Bounded complex valued function

[g1990]

Homework Statement

1. f(z) is a function that is analytic on all of the complex plane, and mod(f)<=mod(z). Prove that f=cz.
2. f(z) is analytic on all of the complex plane, and mod(f)<= sqrt(mod(z)). Prove that f is constant

Homework Equations

Liouvilles thm: the only bounded entire functions are constant
Maximum modulus thm: If g is analytic on a domain D and achieves a maximum modulus on the interior of D, then g is constant

The Attempt at a Solution

1. I think I have this one. So, |f(z)/z|<=1, and analytic enerywhere except at z=0. If z=0 is an essential singularity or a pole, f(z)/z is not bounded near z, which is a contradiction. Thus, z=0 is a removable singularity or f(z)/z.

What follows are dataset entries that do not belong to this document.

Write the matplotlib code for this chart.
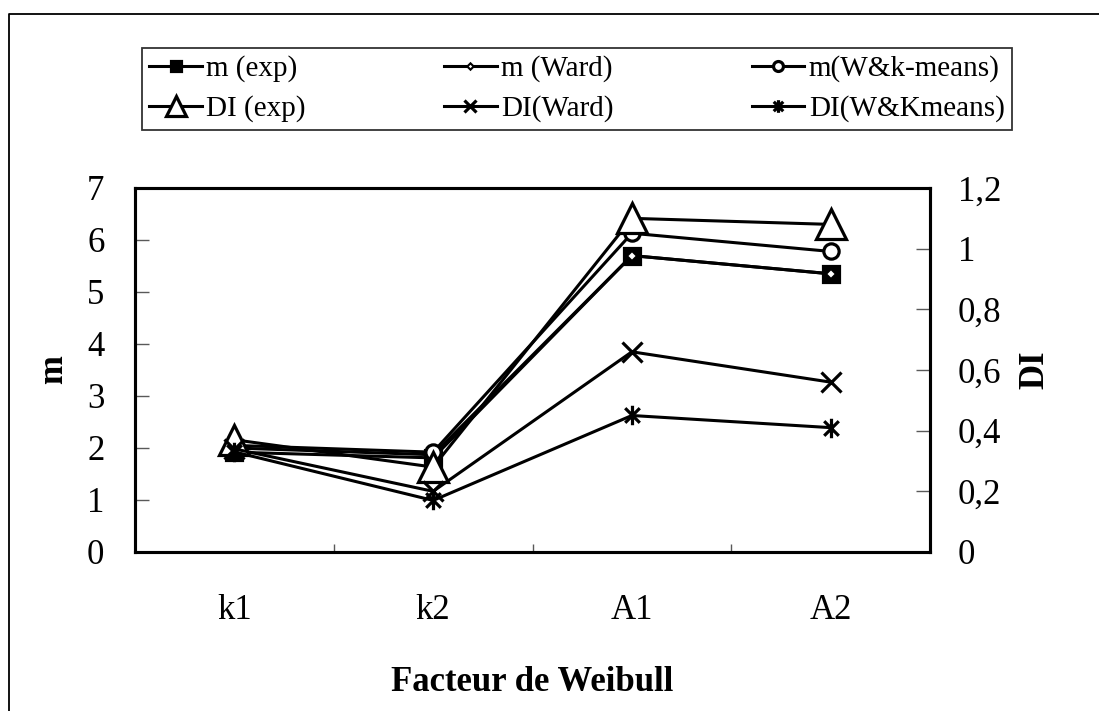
import matplotlib
matplotlib.use("Agg")
import matplotlib.pyplot as plt
import numpy as np
from matplotlib.path import Path
from matplotlib.lines import Line2D

plt.rcParams['font.family'] = ['Liberation Serif', 'DejaVu Serif']

categories = ['k1', 'k2', 'A1', 'A2']
m_exp = [1.92, 1.81, 5.70, 5.35]
m_ward = [2.00, 1.87, 5.70, 5.35]
m_wk = [2.05, 1.92, 6.13, 5.78]
di_exp = [0.37, 0.28, 1.10, 1.08]
di_ward = [0.34, 0.20, 0.66, 0.56]
di_wk = [0.33, 0.17, 0.45, 0.41]

m_ticks = [0, 1, 2, 3, 4, 5, 6, 7]
di_ticks = [0, 0.2, 0.4, 0.6, 0.8, 1.0, 1.2]
di_ticklabels = ['0', '0,2', '0,4', '0,6', '0,8', '1', '1,2']

# excel-like asterisk: vertical bar + X
asterisk = Path([(0, -1), (0, 1), (-0.75, -0.75), (0.75, 0.75), (-0.75, 0.75), (0.75, -0.75)],
                [Path.MOVETO, Path.LINETO, Path.MOVETO, Path.LINETO, Path.MOVETO, Path.LINETO])

fig = plt.figure(figsize=(10.99, 7.11), dpi=100)
ax = fig.add_axes([135/1099, 1-552/711, 795/1099, 364/711])
ax2 = ax.twinx()

x = np.arange(len(categories))
lw = 2.2
mew = 2.3

h1, = ax.plot(x, m_exp, color='black', lw=lw, marker='s', ms=12, mfc='black', mec='black', mew=mew, label='m (exp)')
h2, = ax.plot(x, m_ward, color='black', lw=lw, marker='D', ms=5, mfc='white', mec='black', mew=1.5, label='m (Ward)')
h3, = ax.plot(x, m_wk, color='black', lw=lw, marker='o', ms=11, mfc='white', mec='black', mew=mew, label='m(W&k-means)')
h4, = ax2.plot(x, di_exp, color='black', lw=lw, marker='^', ms=22, mfc='white', mec='black', mew=mew, label='DI (exp)')
h5, = ax2.plot(x, di_ward, color='black', lw=lw, marker='x', ms=14, mec='black', mew=mew, label='DI(Ward)')
h6, = ax2.plot(x, di_wk, color='black', lw=lw, marker=asterisk, ms=14, mfc='none', mec='black', mew=mew, label='DI(W&Kmeans)')

ax.set_xlim(-0.5, 3.5)
ax.set_ylim(0, 7)
ax2.set_ylim(0, 1.2)

ax.set_xticks(x)
ax.set_xticklabels(categories)
ax.set_xticks([0.5, 1.5, 2.5], minor=True)
ax.tick_params(axis='x', which='major', length=0, pad=30, labelsize=25)
ax.tick_params(axis='x', which='minor', direction='in', length=6, width=1, color='0.35')
ax.set_yticks(m_ticks)
ax.tick_params(axis='y', direction='in', length=10, width=1, color='0.35', pad=22, labelsize=25)
ax2.set_yticks(di_ticks)
ax2.set_yticklabels(di_ticklabels)
ax2.tick_params(axis='y', direction='in', length=10, width=1, color='0.35', pad=20, labelsize=25)

for s in ax.spines.values():
    s.set_linewidth(2.2)
for s in ax2.spines.values():
    s.set_linewidth(2.2)

ax.set_ylabel('m', fontsize=25, fontweight='bold', labelpad=12)
ax2.set_ylabel('DI', fontsize=25, fontweight='bold', labelpad=12)
ax.set_xlabel('Facteur de Weibull', fontsize=25, fontweight='bold', labelpad=28)

handles = [h1, h4, h2, h5, h3, h6]
leg = fig.legend(handles=handles, labels=[h.get_label() for h in handles], ncol=3,
                 loc='center', mode='expand',
                 bbox_to_anchor=(142/1099, 1-130/711, 870/1099, 82/711),
                 fontsize=21, frameon=True, fancybox=False, edgecolor='black',
                 handlelength=1.8, handletextpad=0.15, labelspacing=0.45,
                 borderpad=0.25, markerscale=0.65, borderaxespad=0)
leg.get_frame().set_linewidth(1.3)

# outer border of the chart area
fig.add_artist(Line2D([9/1099, 9/1099, 1.0], [0.0, 1-14/711, 1-14/711],
                      transform=fig.transFigure, color='black', lw=1.3))

fig.savefig('out.png', dpi=100)
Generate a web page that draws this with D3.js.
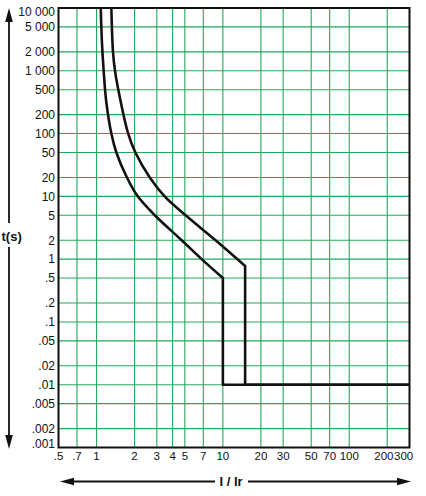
<!DOCTYPE html>
<html>
<head>
<meta charset="utf-8">
<script src="https://cdn.jsdelivr.net/npm/d3@7"></script>
<style>
  html, body { margin: 0; padding: 0; background: #fff; }
  svg { display: block; }
  text { font-family: "Liberation Sans", Arial, Helvetica, sans-serif; fill: #111; }
</style>
</head>
<body>
<svg id="chart" width="426" height="496"></svg>
<script>
// ---- data ----
const xTicks = [0.5, 0.7, 1, 2, 3, 4, 5, 7, 10, 20, 30, 50, 70, 100, 200, 300];
const xTickLabels = [".5", ".7", "1", "2", "3", "4", "5", "7", "10", "20", "30", "50", "70", "100", "200", "300"];
const yTicks = [10000, 5000, 2000, 1000, 500, 200, 100, 50, 20, 10, 5, 2, 1, 0.5, 0.2, 0.1, 0.05, 0.02, 0.01, 0.005, 0.002, 0.001];
const yTickLabels = ["10 000", "5 000", "2 000", "1 000", "500", "200", "100", "50", "20", "10", "5", "2", "1", ".5", ".2", ".1", ".05", ".02", ".01", ".005", ".002", ".001"];

// lower (minimum) trip curve: thermal part
const minCurveI = [1.08, 1.102, 1.139, 1.192, 1.31, 1.435, 1.74, 2.12, 2.89, 4.72, 6.79, 10];
const minCurveT = [10000, 3000, 1000, 330, 100, 50, 20, 10, 5, 2, 1, 0.5];
// lower curve: magnetic part
const minMagI = [10, 10, 300];
const minMagT = [0.5, 0.01, 0.01];

// upper (maximum) trip curve: thermal part
const maxCurveI = [1.31, 1.35, 1.40, 1.55, 1.78, 2.03, 2.64, 3.46, 5.07, 8.75, 15];
const maxCurveT = [10000, 2000, 1000, 330, 100, 50, 20, 10, 5, 2, 0.78];
// upper curve: magnetic part
const maxMagI = [15, 15, 300];
const maxMagT = [0.78, 0.01, 0.01];

const xDomain = [0.5, 300];
const yDomain = [0.001, 10000];

(function () {
// ---- layout ----
const mLeft = 58.5, mRight = 409.5, mTop = 8, mBottom = 447.5;
const svg = d3.select("#chart");

const x = d3.scaleLog().domain(xDomain).range([mLeft, mRight]);
const y = d3.scaleLog().domain(yDomain).range([mBottom, mTop]);

const gridColor = "#22a85c";

// grid
const grid = svg.append("g");
grid.selectAll("line.v").data(xTicks).enter().append("line")
  .attr("x1", d => x(d)).attr("x2", d => x(d))
  .attr("y1", mTop).attr("y2", mBottom)
  .attr("stroke", gridColor).attr("stroke-width", 1.1);
grid.selectAll("line.h").data(yTicks).enter().append("line")
  .attr("x1", mLeft).attr("x2", mRight)
  .attr("y1", d => y(d)).attr("y2", d => y(d))
  .attr("stroke", gridColor).attr("stroke-width", 1.1);

// clip
svg.append("clipPath").attr("id", "clip").append("rect")
  .attr("x", mLeft).attr("y", mTop).attr("width", mRight - mLeft).attr("height", mBottom - mTop);

const curves = svg.append("g").attr("clip-path", "url(#clip)");
const smooth = d3.line().x(d => x(d[0])).y(d => y(d[1])).curve(d3.curveCatmullRom.alpha(0.5));
const straight = d3.line().x(d => x(d[0])).y(d => y(d[1]));

function zip(a, b) { return a.map((v, i) => [v, b[i]]); }

[[minCurveI, minCurveT, minMagI, minMagT], [maxCurveI, maxCurveT, maxMagI, maxMagT]].forEach(([ci, ct, mi, mt]) => {
  const p1 = smooth(zip(ci, ct));
  const p2 = straight(zip(mi, mt)).replace(/^M/, "L");
  curves.append("path").attr("d", p1 + p2)
    .attr("fill", "none").attr("stroke", "#111").attr("stroke-width", 2.6)
    .attr("stroke-linejoin", "round").attr("stroke-linecap", "round");
});

// frame
svg.append("rect").attr("x", mLeft).attr("y", mTop).attr("width", mRight - mLeft).attr("height", mBottom - mTop)
  .attr("fill", "none").attr("stroke", "#111").attr("stroke-width", 2);

// y labels
svg.append("g").selectAll("text").data(yTicks).enter().append("text")
  .attr("x", 55)
  .attr("y", (d, i) => y(d) + (i === 0 ? 3.2 : (i === yTicks.length - 1 ? -3.5 : 0)))
  .attr("dy", "0.36em")
  .attr("text-anchor", "end")
  .attr("font-size", 12)
  .text((d, i) => yTickLabels[i]);

// x labels
const nX = xTicks.length;
svg.append("g").selectAll("text").data(xTicks).enter().append("text")
  .attr("x", (d, i) => i === nX - 1 ? 394 : (i === nX - 2 ? 393.5 : x(d)))
  .attr("y", 460)
  .attr("text-anchor", (d, i) => i === nX - 1 ? "start" : (i === nX - 2 ? "end" : "middle"))
  .attr("font-size", 11.5)
  .text((d, i) => xTickLabels[i]);

// vertical arrow with t(s)
const ax = 9;
svg.append("line").attr("x1", ax).attr("x2", ax).attr("y1", 20).attr("y2", 223).attr("stroke", "#111").attr("stroke-width", 1.8);
svg.append("line").attr("x1", ax).attr("x2", ax).attr("y1", 247).attr("y2", 437).attr("stroke", "#111").attr("stroke-width", 1.8);
svg.append("path").attr("d", `M${ax},8 L${ax - 3.8},22 L${ax + 3.8},22 Z`).attr("fill", "#111");
svg.append("path").attr("d", `M${ax},449 L${ax - 3.8},435 L${ax + 3.8},435 Z`).attr("fill", "#111");
svg.append("text").attr("x", 1.5).attr("y", 240.5).attr("font-size", 13).attr("font-weight", "bold").text("t(s)");

// horizontal arrow with I / Ir
const ay = 481.5;
svg.append("line").attr("x1", 72).attr("x2", 215).attr("y1", ay).attr("y2", ay).attr("stroke", "#111").attr("stroke-width", 1.8);
svg.append("line").attr("x1", 248).attr("x2", 398).attr("y1", ay).attr("y2", ay).attr("stroke", "#111").attr("stroke-width", 1.8);
svg.append("path").attr("d", `M60,${ay} L74,${ay - 3.8} L74,${ay + 3.8} Z`).attr("fill", "#111");
svg.append("path").attr("d", `M411,${ay} L397,${ay - 3.8} L397,${ay + 3.8} Z`).attr("fill", "#111");
svg.append("text").attr("x", 231).attr("y", 485.5).attr("text-anchor", "middle").attr("font-size", 13).attr("font-weight", "bold").text("I / Ir");
})();
</script>
</body>
</html>
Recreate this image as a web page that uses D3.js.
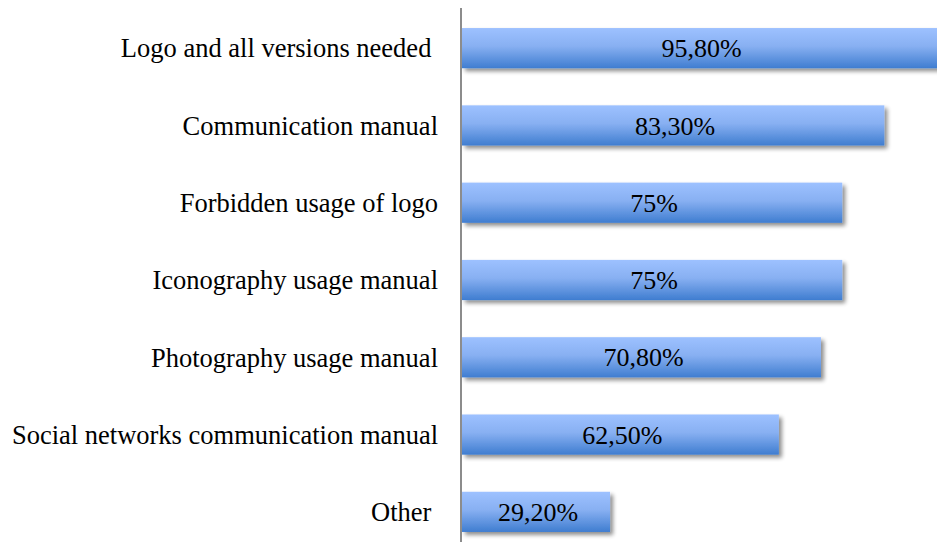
<!DOCTYPE html>
<html>
<head>
<meta charset="utf-8">
<script src="https://cdn.jsdelivr.net/npm/d3@7"></script>
<style>
  body { margin: 0; background: #fff; }
  svg { display: block; }
</style>
</head>
<body>
<div class="chart"></div>
<script>
  // categories and values (percent)
  var categories = ["Logo and all versions needed ", "Communication manual", "Forbidden usage of logo",
    "Iconography usage manual", "Photography usage manual", "Social networks communication manual", "Other "];
  var values = [95.8, 83.3, 75, 75, 70.8, 62.5, 29.2];
  var valueLabels = ["95,80%", "83,30%", "75%", "75%", "70,80%", "62,50%", "29,20%"];

  var w = 937, h = 542;
  var svg = d3.select(".chart").append("svg")
    .attr("width", w)
    .attr("height", h);

  var x = d3.scaleLinear().domain([0, 100]).range([462, 969]);
  var y = d3.scaleBand().domain(categories).range([9.5, 550.5]).paddingInner(0.48).paddingOuter(0.24);

  var defs = svg.append("defs");
  var grad = defs.append("linearGradient").attr("id", "barGrad")
    .attr("x1", 0).attr("y1", 0).attr("x2", 0).attr("y2", 1);
  grad.append("stop").attr("offset", "0%").attr("stop-color", "#9dc1ff");
  grad.append("stop").attr("offset", "45%").attr("stop-color", "#88b0f2");
  grad.append("stop").attr("offset", "100%").attr("stop-color", "#3f7dd0");

  var shadow = defs.append("filter").attr("id", "shadow")
    .attr("x", "-5%").attr("y", "-20%").attr("width", "115%").attr("height", "160%");
  shadow.append("feGaussianBlur").attr("in", "SourceAlpha").attr("stdDeviation", 2.2).attr("result", "blur");
  shadow.append("feOffset").attr("in", "blur").attr("dx", 3).attr("dy", 3).attr("result", "off");
  shadow.append("feComponentTransfer").attr("in", "off").attr("result", "soft")
    .append("feFuncA").attr("type", "linear").attr("slope", 0.45);
  var merge = shadow.append("feMerge");
  merge.append("feMergeNode").attr("in", "soft");
  merge.append("feMergeNode").attr("in", "SourceGraphic");

  var data = categories.map(function(c, i) { return {cat: c, v: values[i], label: valueLabels[i]}; });

  // bars
  svg.selectAll(".bar")
    .data(data)
    .enter()
    .append("rect")
    .attr("class", "bar")
    .attr("x", x(0))
    .attr("y", function(d) { return y(d.cat); })
    .attr("width", function(d) { return x(d.v) - x(0); })
    .attr("height", y.bandwidth())
    .attr("fill", "url(#barGrad)")
    .style("filter", "url(#shadow)");

  // value labels, centred on visible part of bar
  svg.selectAll(".val")
    .data(data)
    .enter()
    .append("text")
    .attr("class", "val")
    .attr("x", function(d) { return (x(0) + Math.min(x(d.v), w)) / 2 + 2; })
    .attr("y", function(d) { return y(d.cat) + y.bandwidth() / 2; })
    .attr("dy", "0.35em")
    .attr("text-anchor", "middle")
    .style("font-family", "'Liberation Serif', 'Times New Roman', serif")
    .style("font-size", "26px")
    .attr("fill", "#000")
    .text(function(d) { return d.label; });

  // category labels
  svg.selectAll(".cat")
    .data(data)
    .enter()
    .append("text")
    .attr("class", "cat")
    .attr("x", 438)
    .attr("y", function(d) { return y(d.cat) + y.bandwidth() / 2; })
    .attr("dy", "0.35em")
    .attr("text-anchor", "end")
    .style("font-family", "'Liberation Serif', 'Times New Roman', serif")
    .style("font-size", "26.5px")
    .style("white-space", "pre")
    .attr("fill", "#000")
    .text(function(d) { return d.cat; });

  // vertical axis line
  svg.append("line")
    .attr("x1", 461).attr("x2", 461)
    .attr("y1", 8).attr("y2", h)
    .attr("stroke", "#8c8c8c")
    .attr("stroke-width", 2);
</script>
</body>
</html>
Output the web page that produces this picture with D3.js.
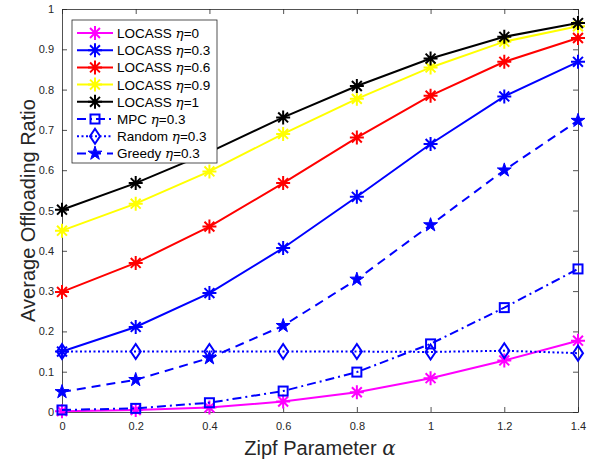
<!DOCTYPE html>
<html>
<head>
<meta charset="utf-8">
<script src="https://cdn.jsdelivr.net/npm/d3@7"></script>
<style>
  body { margin: 0; background: #fff; }
  svg { font-family: "Liberation Sans", Arial, sans-serif; }
  .tick text { fill: #262626; font-size: 11px; }
</style>
</head>
<body>
<svg id="chart" width="596" height="460"></svg>
<script>
// data
const alphas = [0, 0.2, 0.4, 0.6, 0.8, 1.0, 1.2, 1.4];
const xTicks = [0, 0.2, 0.4, 0.6, 0.8, 1, 1.2, 1.4];
const yTicks = [0, 0.1, 0.2, 0.3, 0.4, 0.5, 0.6, 0.7, 0.8, 0.9, 1];

const locass0  = [0.002, 0.005, 0.011, 0.026, 0.049, 0.084, 0.128, 0.177];
const locass03 = [0.15, 0.211, 0.295, 0.407, 0.534, 0.665, 0.783, 0.869];
const locass06 = [0.298, 0.37, 0.46, 0.568, 0.681, 0.785, 0.869, 0.928];
const locass09 = [0.45, 0.517, 0.597, 0.69, 0.777, 0.855, 0.919, 0.957];
const locass1  = [0.502, 0.568, 0.645, 0.731, 0.809, 0.877, 0.931, 0.965];
const mpc      = [0.005, 0.009, 0.023, 0.052, 0.099, 0.169, 0.259, 0.355];
const random   = [0.15, 0.15, 0.15, 0.15, 0.15, 0.149, 0.152, 0.146];
const greedy   = [0.05, 0.08, 0.134, 0.214, 0.329, 0.464, 0.6, 0.723];

const series = [
  {name: "LOCASS ", eta: "0",   values: locass0,  color: "#ff00ff", dash: null,        marker: "asterisk"},
  {name: "LOCASS ", eta: "0.3", values: locass03, color: "#0000ff", dash: null,        marker: "asterisk"},
  {name: "LOCASS ", eta: "0.6", values: locass06, color: "#ff0000", dash: null,        marker: "asterisk"},
  {name: "LOCASS ", eta: "0.9", values: locass09, color: "#ffff00", dash: null,        marker: "asterisk"},
  {name: "LOCASS ", eta: "1",   values: locass1,  color: "#000000", dash: null,        marker: "asterisk"},
  {name: "MPC ",    eta: "0.3", values: mpc,      color: "#0000ff", dash: "9,4,2,4",   marker: "square"},
  {name: "Random ", eta: "0.3", values: random,   color: "#0000ff", dash: "2,2.5",     marker: "diamond"},
  {name: "Greedy ", eta: "0.3", values: greedy,   color: "#0000ff", dash: "9,6",       marker: "star"}
];

const margin = {top: 9, right: 18, bottom: 48, left: 62};
const width = 596 - margin.left - margin.right;
const height = 460 - margin.top - margin.bottom;

const svg = d3.select("#chart")
  .append("g")
    .attr("transform", `translate(${margin.left},${margin.top})`);

const x = d3.scaleLinear().domain([0, 1.4]).range([0, width]);
const y = d3.scaleLinear().domain([0, 1]).range([height, 0]);

// axes, MATLAB box style with inner ticks
const fmt = d => String(d);
svg.append("g")
    .attr("transform", `translate(0,${height})`)
    .call(d3.axisBottom(x).tickValues(xTicks).tickFormat(fmt).tickSizeInner(-5).tickSizeOuter(0).tickPadding(10));
svg.append("g")
    .call(d3.axisLeft(y).tickValues(yTicks).tickFormat(fmt).tickSizeInner(-5).tickSizeOuter(0).tickPadding(8));
svg.append("g")
    .call(d3.axisTop(x).tickValues(xTicks).tickFormat("").tickSizeInner(-5).tickSizeOuter(0));
svg.append("g")
    .attr("transform", `translate(${width},0)`)
    .call(d3.axisRight(y).tickValues(yTicks).tickFormat("").tickSizeInner(-5).tickSizeOuter(0));
svg.selectAll(".domain, .tick line").attr("stroke", "#262626").attr("stroke-width", 0.8);

// markers
function drawMarker(g, type, color) {
  if (type === "asterisk") {
    const r = 7;
    const p = [];
    [0, 45, 90, 135].forEach(a => {
      const t = a * Math.PI / 180;
      p.push(`M${-r * Math.cos(t)},${-r * Math.sin(t)}L${r * Math.cos(t)},${r * Math.sin(t)}`);
    });
    g.append("path").attr("d", p.join("")).attr("stroke", color).attr("stroke-width", 2).attr("fill", "none");
  } else if (type === "square") {
    g.append("rect").attr("x", -4.5).attr("y", -4.5).attr("width", 9).attr("height", 9)
      .attr("fill", "none").attr("stroke", color).attr("stroke-width", 2);
  } else if (type === "diamond") {
    g.append("path").attr("d", "M0,-7.5L5,0L0,7.5L-5,0Z")
      .attr("fill", "none").attr("stroke", color).attr("stroke-width", 2);
  } else if (type === "star") {
    g.append("path").attr("d", d3.symbol(d3.symbolStar, 60)())
      .attr("fill", color).attr("stroke", color).attr("stroke-width", 1);
  }
}

const line = d3.line()
  .x((d, i) => x(alphas[i]))
  .y(d => y(d));

series.forEach(s => {
  svg.append("path")
    .datum(s.values)
    .attr("fill", "none")
    .attr("stroke", s.color)
    .attr("stroke-width", 2)
    .attr("stroke-dasharray", s.dash)
    .attr("d", line);
  s.values.forEach((v, i) => {
    const g = svg.append("g").attr("transform", `translate(${x(alphas[i])},${y(v)})`);
    drawMarker(g, s.marker, s.color);
  });
});

// legend
const legend = svg.append("g").attr("transform", "translate(10,11)");
legend.append("rect")
  .attr("width", 145).attr("height", 143)
  .attr("fill", "#fff").attr("stroke", "#262626").attr("stroke-width", 0.8);
series.forEach((s, i) => {
  const row = legend.append("g").attr("transform", `translate(0,${13 + i * 17.2})`);
  row.append("line")
    .attr("x1", 5).attr("x2", 41)
    .attr("stroke", s.color).attr("stroke-width", 2)
    .attr("stroke-dasharray", s.dash);
  drawMarker(row.append("g").attr("transform", "translate(23,0)"), s.marker, s.color);
  const t = row.append("text").attr("x", 45).attr("y", 5).attr("font-size", 13.5).attr("fill", "#000");
  t.append("tspan").text(s.name);
  t.append("tspan").attr("font-family", "'DejaVu Serif', serif").attr("font-style", "italic").text("η");
  t.append("tspan").text("=" + s.eta);
});

// axis titles
const xt = svg.append("text")
  .attr("x", width / 2).attr("y", height + 43)
  .attr("text-anchor", "middle").attr("font-size", 20).attr("fill", "#262626");
xt.append("tspan").text("Zipf Parameter ");
xt.append("tspan").attr("font-family", "'DejaVu Serif', serif").attr("font-style", "italic").text("α");

svg.append("text")
  .attr("transform", `translate(-27,${height / 2}) rotate(-90)`)
  .attr("text-anchor", "middle").attr("font-size", 20).attr("fill", "#262626")
  .text("Average Offloading Ratio");
</script>
</body>
</html>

So, There is an entire function h(z) where h(z)=f(z)/z when z is not 0, and h(z)=c when z=0 for some value c. Then, |h(z)| is bounded by max(1,c), and is constant. Then, f(z)/z=c for all z not equal to zero, so that f=cz. At zero, f(z)=0 by continuity because f is analytic everywhere on C. thus, f(z)=cz on the complex plane.
2. I don't know where to begin here. I would like to show that f is bounded, and then use Liouville's thm, but I don't know if that's the way to go.

 

[Dick]

Start from |f(z)^2/z|<=1.

 

[Count Iblis]

In case of 2), you can use that the inequality implies that f(0) = 0. Then the fact that f is analytic and thus complex differentiable at zero implies that the limit of f(z)/z for z to zero must exist as it is the derivative of f at z = 0. Then you can complete the proof by splitting the complex plane in some small neighborhood of zero and the rest of the complex plane and considering the behavior of f(z)/z.

You will be led to a stronger conclusion than asked in the problem: f(z) is actually zero.